Ilustrasi pria menebang tiang yang di atasnya ada banyak uang kertas (Deplu AS/Doug Thompson)
(State Dept./Doug Thompson)

Amerika Serikat membangun aliansi para mitra yang memiliki nilai-nilai yang sama dalam menghadapi korupsi, ujar Wakil Sekretaris Departemen Luar Negeri untuk Keamanan Sipil, Demokrasi, dan Hak Asasi Manusia Uzra Zeya kepada panel. Departemen Luar Negeri juga bekerja sama dengan pemerintah dan masyarakat sipil di seluruh dunia untuk meningkatkan transparansi dan memulihkan aset.

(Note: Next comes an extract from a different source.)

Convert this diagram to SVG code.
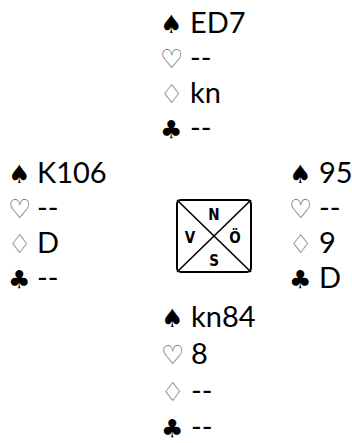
<svg xmlns="http://www.w3.org/2000/svg" width="352" height="443" viewBox="0 0 352 443">
<style>
.t{font-family:"Gill Sans","Gill Sans MT",Lato,"Liberation Sans",sans-serif;font-size:29px;fill:#000}
.s{font-family:"DejaVu Sans",sans-serif;font-size:25px;fill:#000}
.o{font-family:"DejaVu Sans",sans-serif;font-size:26px;fill:#666}
.c{font-family:"Liberation Sans Narrow","Arial Narrow","DejaVu Sans Condensed",sans-serif;font-weight:bold;font-stretch:condensed;font-size:15px;text-anchor:middle}
</style>
<rect width="352" height="443" fill="#fff"/>
<g id="north">
<text class="s" x="160" y="33">♠</text><text class="t" x="190" y="33">ED7</text>
<text class="o" x="160" y="68">♡</text><text class="t" x="190" y="68">--</text>
<text class="o" x="160" y="103">♢</text><text class="t" x="190" y="103">kn</text>
<text class="s" x="160" y="138">♣</text><text class="t" x="190" y="138">--</text>
</g>
<g id="west">
<text class="s" x="8" y="183">♠</text><text class="t" x="37" y="183">K106</text>
<text class="o" x="8" y="218">♡</text><text class="t" x="37" y="218">--</text>
<text class="o" x="8" y="253">♢</text><text class="t" x="37" y="253">D</text>
<text class="s" x="8" y="288">♣</text><text class="t" x="37" y="288">--</text>
</g>
<g id="east">
<text class="s" x="289" y="183">♠</text><text class="t" x="319" y="183">95</text>
<text class="o" x="289" y="218">♡</text><text class="t" x="319" y="218">--</text>
<text class="o" x="289" y="253">♢</text><text class="t" x="319" y="253">9</text>
<text class="s" x="289" y="288">♣</text><text class="t" x="319" y="288">D</text>
</g>
<g id="south">
<text class="s" x="161" y="327">♠</text><text class="t" x="191" y="327">kn84</text>
<text class="o" x="161" y="364">♡</text><text class="t" x="191" y="364">8</text>
<text class="o" x="161" y="401">♢</text><text class="t" x="191" y="401">--</text>
<text class="s" x="161" y="437">♣</text><text class="t" x="191" y="437">--</text>
</g>
<g id="compass">
<rect x="177" y="200" width="74" height="72" rx="4" fill="none" stroke="#000" stroke-width="2"/>
<line x1="177" y1="200" x2="251" y2="272" stroke="#000" stroke-width="1.6"/>
<line x1="251" y1="200" x2="177" y2="272" stroke="#000" stroke-width="1.6"/>
<text class="c" x="214" y="220">N</text>
<text class="c" x="214" y="266">S</text>
<text class="c" x="190" y="243">V</text>
<text class="c" x="235" y="243">Ö</text>
</g>
</svg>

Panelis Miranda Patrucic, wakil pemimpin Organized Crime and Corruption Reporting Project, sebuah jaringan jurnalis yang terutama beroperasi di Eropa, Asia Tengah, dan Afrika, mengatakan bahwa para wartawan berkolaborasi lintas batas untuk mengungkap korupsi global.

“Dibutuhkan jaringan untuk melawan jaringan,” katanya.

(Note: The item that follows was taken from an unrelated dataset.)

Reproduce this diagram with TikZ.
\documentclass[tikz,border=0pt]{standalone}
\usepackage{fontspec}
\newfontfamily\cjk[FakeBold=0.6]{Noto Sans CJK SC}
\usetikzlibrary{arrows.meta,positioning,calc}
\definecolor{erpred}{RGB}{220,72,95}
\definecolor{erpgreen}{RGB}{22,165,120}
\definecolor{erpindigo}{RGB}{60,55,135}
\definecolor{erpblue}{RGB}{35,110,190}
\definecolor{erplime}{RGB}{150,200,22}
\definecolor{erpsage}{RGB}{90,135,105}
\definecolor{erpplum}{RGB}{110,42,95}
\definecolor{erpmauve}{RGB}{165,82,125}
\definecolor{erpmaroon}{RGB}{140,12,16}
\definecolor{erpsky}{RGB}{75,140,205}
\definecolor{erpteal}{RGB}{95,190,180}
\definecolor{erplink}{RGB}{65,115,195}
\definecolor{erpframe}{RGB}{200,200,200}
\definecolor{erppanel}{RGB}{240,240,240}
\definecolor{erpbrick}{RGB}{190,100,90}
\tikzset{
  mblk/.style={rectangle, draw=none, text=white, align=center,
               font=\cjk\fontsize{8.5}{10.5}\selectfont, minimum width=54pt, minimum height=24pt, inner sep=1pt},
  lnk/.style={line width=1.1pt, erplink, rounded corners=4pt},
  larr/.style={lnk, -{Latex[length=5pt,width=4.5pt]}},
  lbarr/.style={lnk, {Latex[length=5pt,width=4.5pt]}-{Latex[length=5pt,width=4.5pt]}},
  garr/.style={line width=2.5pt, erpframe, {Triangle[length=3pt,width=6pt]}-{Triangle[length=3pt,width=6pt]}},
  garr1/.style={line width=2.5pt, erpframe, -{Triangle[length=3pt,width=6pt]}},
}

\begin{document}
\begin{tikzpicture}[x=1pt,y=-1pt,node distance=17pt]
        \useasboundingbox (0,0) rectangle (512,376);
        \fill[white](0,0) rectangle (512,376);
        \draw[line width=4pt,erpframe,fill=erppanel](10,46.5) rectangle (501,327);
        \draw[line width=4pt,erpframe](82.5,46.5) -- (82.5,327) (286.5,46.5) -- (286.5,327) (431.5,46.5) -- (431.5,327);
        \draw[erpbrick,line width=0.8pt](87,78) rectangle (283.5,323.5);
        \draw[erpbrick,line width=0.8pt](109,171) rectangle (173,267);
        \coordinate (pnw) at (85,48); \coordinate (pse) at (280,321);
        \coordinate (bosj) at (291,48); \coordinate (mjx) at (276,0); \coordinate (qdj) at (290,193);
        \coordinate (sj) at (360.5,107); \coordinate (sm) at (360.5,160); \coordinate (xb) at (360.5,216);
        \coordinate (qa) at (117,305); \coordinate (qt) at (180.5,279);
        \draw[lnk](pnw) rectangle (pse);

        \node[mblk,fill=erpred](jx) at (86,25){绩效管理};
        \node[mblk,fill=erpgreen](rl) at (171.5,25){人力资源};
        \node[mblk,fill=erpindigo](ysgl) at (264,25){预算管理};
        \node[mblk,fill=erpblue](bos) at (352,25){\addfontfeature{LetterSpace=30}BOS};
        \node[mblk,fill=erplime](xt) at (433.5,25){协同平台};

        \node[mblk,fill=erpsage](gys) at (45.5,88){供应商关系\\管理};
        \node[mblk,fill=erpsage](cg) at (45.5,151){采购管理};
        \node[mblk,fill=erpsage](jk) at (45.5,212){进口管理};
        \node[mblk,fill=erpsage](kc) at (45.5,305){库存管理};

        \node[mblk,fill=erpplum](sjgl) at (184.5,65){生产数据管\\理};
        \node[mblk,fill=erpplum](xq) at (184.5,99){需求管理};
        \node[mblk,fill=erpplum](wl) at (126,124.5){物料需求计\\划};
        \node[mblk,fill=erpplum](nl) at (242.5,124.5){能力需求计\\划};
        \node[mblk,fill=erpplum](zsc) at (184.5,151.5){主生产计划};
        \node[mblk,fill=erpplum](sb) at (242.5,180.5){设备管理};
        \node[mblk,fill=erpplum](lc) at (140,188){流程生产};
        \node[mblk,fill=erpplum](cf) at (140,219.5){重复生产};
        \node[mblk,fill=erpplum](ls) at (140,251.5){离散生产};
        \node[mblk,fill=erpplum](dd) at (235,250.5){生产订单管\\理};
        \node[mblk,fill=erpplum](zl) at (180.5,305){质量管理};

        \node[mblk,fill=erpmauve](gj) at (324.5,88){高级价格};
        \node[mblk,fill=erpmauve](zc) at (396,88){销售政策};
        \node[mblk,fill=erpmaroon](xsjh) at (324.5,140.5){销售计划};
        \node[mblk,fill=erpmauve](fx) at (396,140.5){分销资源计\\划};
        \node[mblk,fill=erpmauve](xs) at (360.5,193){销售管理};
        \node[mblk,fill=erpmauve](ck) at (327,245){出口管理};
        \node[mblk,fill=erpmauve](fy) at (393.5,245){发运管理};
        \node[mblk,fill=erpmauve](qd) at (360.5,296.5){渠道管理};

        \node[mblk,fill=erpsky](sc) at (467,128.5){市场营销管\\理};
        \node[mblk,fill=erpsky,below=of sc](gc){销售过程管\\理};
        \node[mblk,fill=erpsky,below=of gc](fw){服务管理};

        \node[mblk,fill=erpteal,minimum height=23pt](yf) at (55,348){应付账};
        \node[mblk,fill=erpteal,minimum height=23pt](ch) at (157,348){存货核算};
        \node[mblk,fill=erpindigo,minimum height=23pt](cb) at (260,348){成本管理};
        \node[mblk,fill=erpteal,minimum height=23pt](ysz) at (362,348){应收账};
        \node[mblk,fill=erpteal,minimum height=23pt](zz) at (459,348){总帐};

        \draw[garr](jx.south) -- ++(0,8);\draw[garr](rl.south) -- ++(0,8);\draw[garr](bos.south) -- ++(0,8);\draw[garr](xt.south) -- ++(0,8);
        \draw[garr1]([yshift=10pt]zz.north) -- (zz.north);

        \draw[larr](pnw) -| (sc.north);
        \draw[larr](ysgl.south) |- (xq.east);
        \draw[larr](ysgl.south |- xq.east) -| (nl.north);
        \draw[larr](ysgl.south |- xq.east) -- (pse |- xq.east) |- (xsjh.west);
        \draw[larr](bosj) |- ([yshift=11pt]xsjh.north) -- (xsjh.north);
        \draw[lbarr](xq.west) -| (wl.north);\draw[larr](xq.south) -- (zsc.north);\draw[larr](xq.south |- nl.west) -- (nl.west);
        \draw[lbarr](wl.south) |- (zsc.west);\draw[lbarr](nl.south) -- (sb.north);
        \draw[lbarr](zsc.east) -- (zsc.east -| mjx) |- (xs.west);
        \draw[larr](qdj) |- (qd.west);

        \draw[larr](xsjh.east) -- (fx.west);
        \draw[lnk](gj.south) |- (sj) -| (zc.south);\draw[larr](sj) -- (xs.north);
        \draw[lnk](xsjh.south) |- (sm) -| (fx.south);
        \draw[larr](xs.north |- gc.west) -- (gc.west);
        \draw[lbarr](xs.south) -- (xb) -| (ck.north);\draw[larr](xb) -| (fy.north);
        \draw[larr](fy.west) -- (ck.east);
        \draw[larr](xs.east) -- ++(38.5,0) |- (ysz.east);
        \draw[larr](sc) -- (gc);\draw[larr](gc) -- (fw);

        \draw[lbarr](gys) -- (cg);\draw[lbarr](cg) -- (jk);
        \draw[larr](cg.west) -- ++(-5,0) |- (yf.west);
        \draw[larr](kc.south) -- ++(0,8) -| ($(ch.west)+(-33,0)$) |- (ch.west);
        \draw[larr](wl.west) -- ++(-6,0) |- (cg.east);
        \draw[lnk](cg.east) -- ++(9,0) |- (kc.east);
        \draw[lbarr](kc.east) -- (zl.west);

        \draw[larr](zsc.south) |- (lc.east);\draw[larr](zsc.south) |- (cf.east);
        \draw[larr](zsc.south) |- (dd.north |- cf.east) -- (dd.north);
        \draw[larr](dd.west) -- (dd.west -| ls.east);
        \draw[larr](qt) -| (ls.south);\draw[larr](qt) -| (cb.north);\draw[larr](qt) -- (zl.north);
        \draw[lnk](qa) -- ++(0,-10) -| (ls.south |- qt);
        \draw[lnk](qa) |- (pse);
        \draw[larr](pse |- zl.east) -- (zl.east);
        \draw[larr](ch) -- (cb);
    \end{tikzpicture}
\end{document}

Achraf Aouadi, yang mendirikan kelompok advokasi antikorupsi I-Watch di Tunisia, mengatakan bahwa sementara secara tradisional pengacara dan jurnalis berperan menangani korupsi, warga biasa juga memiliki peran.

“Kami memiliki departemen keterlibatan warga yang bekerja dengan seniman, guru,” kata Aouadi, menambahkan bahwa setiap orang memiliki peran dalam menjaga dari korupsi.

Juan Francisco Sandoval Alfaro, yang melakukan penuntutan dalam kasus-kasus korupsi di Guatemala, mengatakan diperlukan transparansi yang lebih besar dalam semua aspek masyarakat, dari lembaga pemerintah hingga proses pemilihan hingga bisnis dan organisasi buruh.

Power menggemakan seruan panelis lain untuk membangun keterlibatan dan kolaborasi warga yang lebih besar. “Untuk memberikan perubahan nyata dalam memerangi korupsi, kita perlu memperdalam kemitraan kita dengan dan meningkatkan profil aktor sipil,” katanya.

Dia memuji para panelis yang bekerja untuk masyarakat yang lebih adil. “Terima kasih karena tanpa rasa takut menghadapi korupsi transnasional sehingga orang lain dapat memiliki suara dan kesempatan untuk masa depan yang lebih cerah.”